An Ordinary Person's Guide to Empire

By Arundhati Roy (South End Press, 2004)

Arundhati Roy pulls no punches. She is not the sort to beat around the bush. Roy's aim, when she speaks to packed audiences or writes her incisive essays, is a straightforward one: to expose injustice, to explain why this or that indignity is being visited upon this or that community, and then to exhort us to mobilize, unite and fight back.

It's an approach that works.

In the seven short years since the publication of Roy's award-winning novel The God of Small Things, the Indian writer, essayist and activist has become a widely-admired left luminary, an unwavering, high-profile champion of the dispossessed and the marginalized.

Just how has Roy managed to attract this kind of respect and acclaim? An answer clearly emerges from the pages of her latest book, An Ordinary Person's Guide to Empire. It's a collection of seven talks and essays delivered or published over a thirteen-month period, from March 2003 to April 2004. Roy's best weapons are her words, and to read her--and ideally hear her speak--is to understand the power and importance of words and ideas to the evolving global justice movement.

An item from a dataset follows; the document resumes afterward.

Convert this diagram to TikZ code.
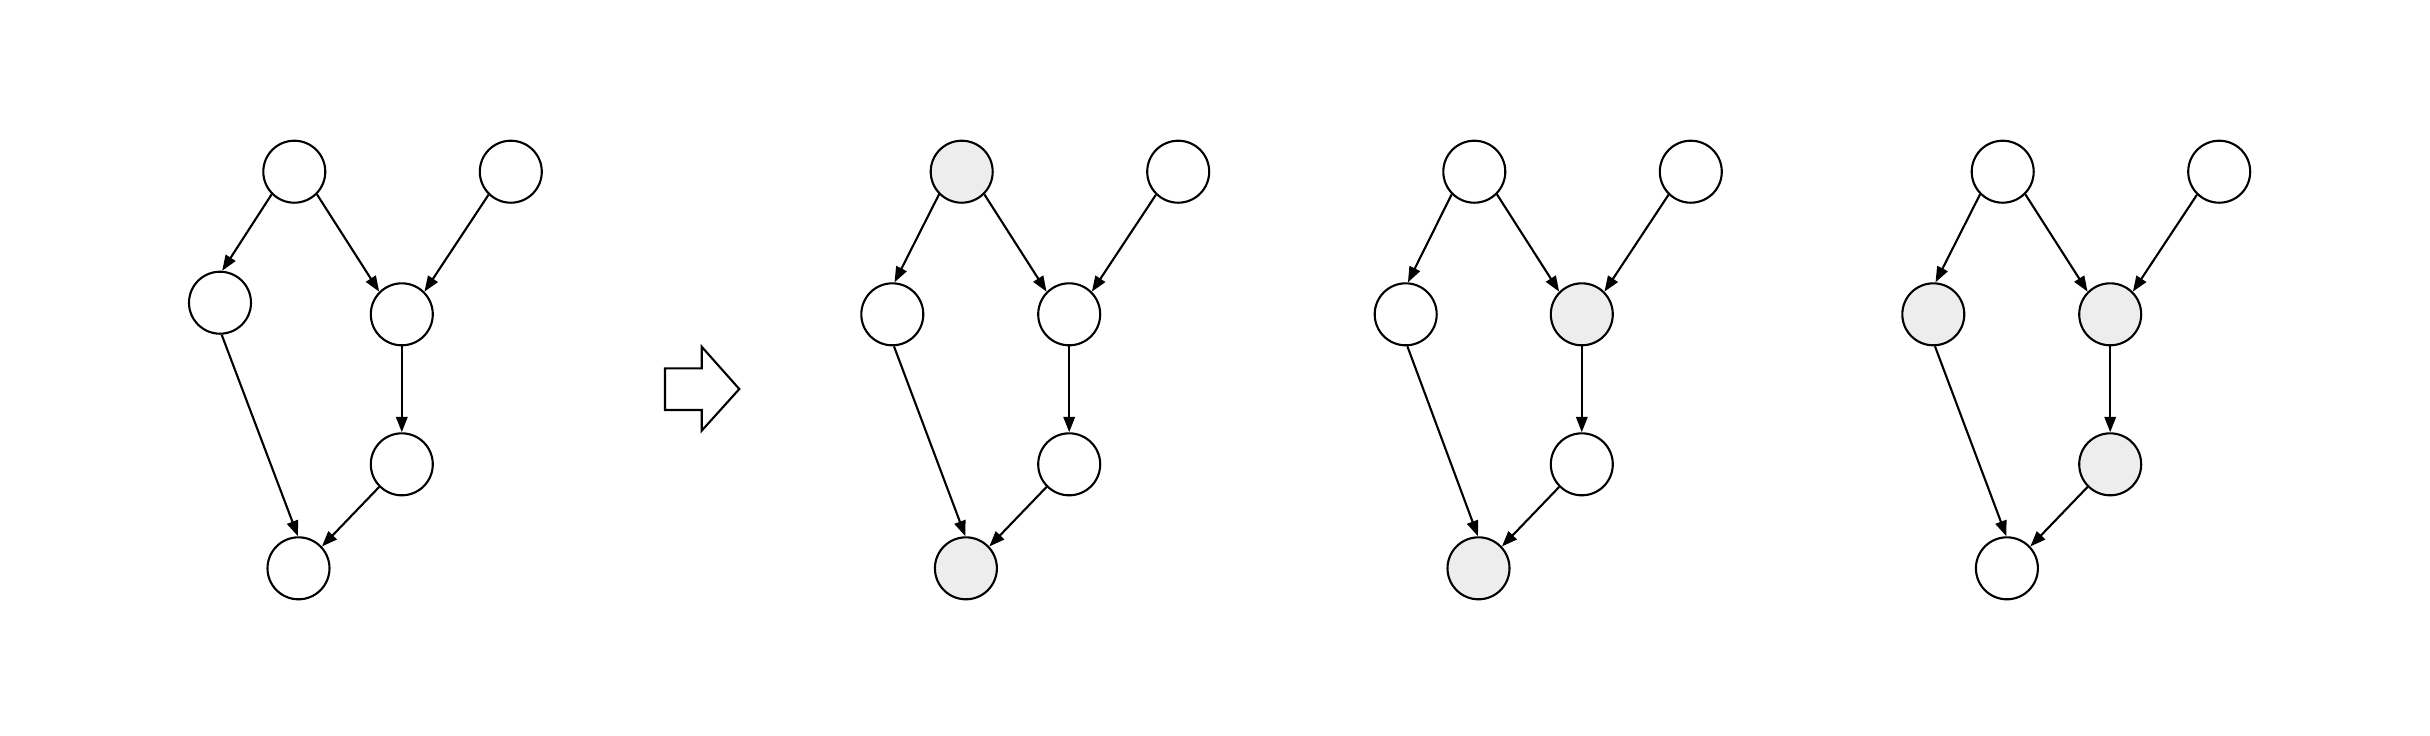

Many of the points elaborated in Roy's book--about the invasion and occupation of Iraq, the growing consolidation of media ownership, and the privatization of public resources worldwide--will be familiar to people on the left. But there's plenty of less-disseminated information and insight to chew on. For instance, at a time when many progressive thinkers stress transnational phenomena, Roy emphasizes the importance of nation-states: corporations, she notes, need and rely on repressive governments "to quell the mutinies in the servants' quarters." Indeed, creating a good investment climate is impossible without the intervention (or at least the threat of it) of the state.